Well let’s sit back and enjoy the show today–I hope it surprises me and is a quiet, boring day.
Crazy market- climbs higher before the meeting, gets good news as expected, than goes down – altho pretty typical for post Powell speak.
Business as usual as the punditry prepares for the Nov round.
Thanks, Tim
The best lesson I have learned from this site comes from your frequent comments:
” Nothing to do today”
“My GTC Buys and Sells are pretty far out of the money – I’ll just wait (collect my dividends) – something will hit sometime”
Bill Gross – the PIMCO bond maven who retired a couple of years ago – when asked on a Joe/Tracy Bloomberg interview “are you a good trader?” responded
“No, I’m a terrible short-term trader. When I buy/sell something and the price goes against me that day, I feel terrible.

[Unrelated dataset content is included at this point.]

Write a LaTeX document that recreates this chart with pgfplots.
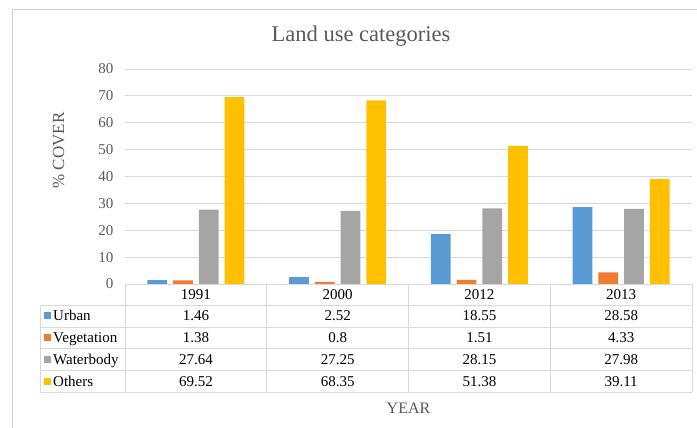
\documentclass[border=0pt]{standalone}
\usepackage{pgfplots}
\pgfplotsset{compat=1.18}
\usepackage{pgfplotstable}
\usepackage{fontspec}
\setmainfont{Liberation Serif}

\definecolor{cUrban}{HTML}{5B9BD5}
\definecolor{cVeg}{HTML}{ED7D31}
\definecolor{cWater}{HTML}{A5A5A5}
\definecolor{cOther}{HTML}{FFC000}
\definecolor{gridc}{HTML}{D9D9D9}
\definecolor{txtgray}{HTML}{595959}
\definecolor{framec}{HTML}{D0D0D0}

% year index, then % cover of each class
\pgfplotstableread{
x  urban veg  water others
0  1.46  1.38 27.64 69.52
1  2.52  0.8  27.25 68.35
2  18.55 1.51 28.15 51.38
3  28.58 4.33 27.98 39.11
}\landuse

\begin{document}
\begin{tikzpicture}[x=1pt,y=1pt]
\useasboundingbox (0,0) rectangle (697,428);
% outer chart frame
\draw[framec, line width=1pt] (12,0) -- (12,418.5) -- (697,418.5);

\begin{axis}[
  at={(125pt,144pt)}, anchor=south west,
  scale only axis, width=567pt, height=215pt,
  xmin=-0.5, xmax=3.5, ymin=0, ymax=80,
  ytick={0,10,...,80}, xtick=\empty,
  ymajorgrids, grid style={gridc, line width=0.8pt},
  axis line style={draw=none}, major tick length=0pt,
  yticklabel style={font=\fontsize{15}{15}\selectfont, text=txtgray, xshift=-8pt},
  /pgf/number format/assume math mode=true,
  ybar, bar width=0.139,
  clip=false,
]
\addplot[draw=none, fill=cUrban, bar shift=-0.272] table[x=x, y=urban] {\landuse};
\addplot[draw=none, fill=cVeg,   bar shift=-0.091] table[x=x, y=veg] {\landuse};
\addplot[draw=none, fill=cWater, bar shift=0.091]  table[x=x, y=water] {\landuse};
\addplot[draw=none, fill=cOther, bar shift=0.272]  table[x=x, y=others] {\landuse};
\end{axis}

% title and axis titles
\node[text=txtgray, font=\fontsize{22.5}{22.5}\selectfont] at (361,392) {Land use categories};
\node[text=txtgray, font=\fontsize{17}{17}\selectfont, rotate=90] at (58.5,277.5) {\% COVER};
\node[text=txtgray, font=\fontsize{16}{16}\selectfont] at (408.5,20) {YEAR};

% data table grid
\begin{scope}[gridc, line width=0.8pt]
  \draw (125,144) -- (692,144);
  \foreach \yy in {123,101,79.5,57.5,36} \draw (40,\yy) -- (692,\yy);
  \draw (40,123) -- (40,36);
  \foreach \xx in {125,266.75,408.5,550.25,692} \draw (\xx,144) -- (\xx,36);
\end{scope}

\begin{scope}[font=\fontsize{15}{15}\selectfont]
% header row
\foreach \lab [count=\i from 0] in {1991,2000,2012,2013}
  \node[anchor=base] at (195.875+141.75*\i,128.5) {\lab};
% row labels with colour keys
\foreach \lab/\col/\yc in {Urban/cUrban/112, Vegetation/cVeg/90.25, Waterbody/cWater/68.5, Others/cOther/46.75}{
  \fill[\col] (44,\yc-3.5) rectangle (51,\yc+3.5);
  \node[anchor=base west, inner sep=0pt] at (53,\yc-5) {\lab};
}
% cell values
\foreach \a/\b/\c/\d [count=\r from 0] in {1.46/2.52/18.55/28.58, 1.38/0.8/1.51/4.33, 27.64/27.25/28.15/27.98, 69.52/68.35/51.38/39.11}{
  \pgfmathsetmacro{\yc}{112-21.75*\r-5}
  \node[anchor=base] at (195.875,\yc) {\a};
  \node[anchor=base] at (337.625,\yc) {\b};
  \node[anchor=base] at (479.375,\yc) {\c};
  \node[anchor=base] at (621.125,\yc) {\d};
}
\end{scope}
\end{tikzpicture}
\end{document}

I’m great at seeing long-term trends, but way too emotional in the short run.”
Me too.
Your comments about “pick the right long term plan and then wait for it to happen” has become the core of my investment philosophy.
It still bothers me when a buy/sell goes the wrong way right afterwards.
For trading positions, to me, it’s not about perfect timing. That’s impossible.
If I can pick up the equivalent of two dividends or more in a few days to weeks, I sell, as long as I can find another acceptable preferred that pays about the same dividend. If the sold issue continues upward, c’est la vie, c’est la guerre, c’est no more. I still collect the same yield and I have a cap gain booked. In that vein, I sold just ALL-H which has run up over the past 10 days or so and I’m still holding some ALL-I.
Westie—it almost feels abnormal to not do anything on almost a daily basis but with ‘money’ paying over 5% it is the right thing to do for me right now – I am sure that will change. I’m a terrible short term trader—just need to keep the eye on the prize which is hardly ever attained in a month or two.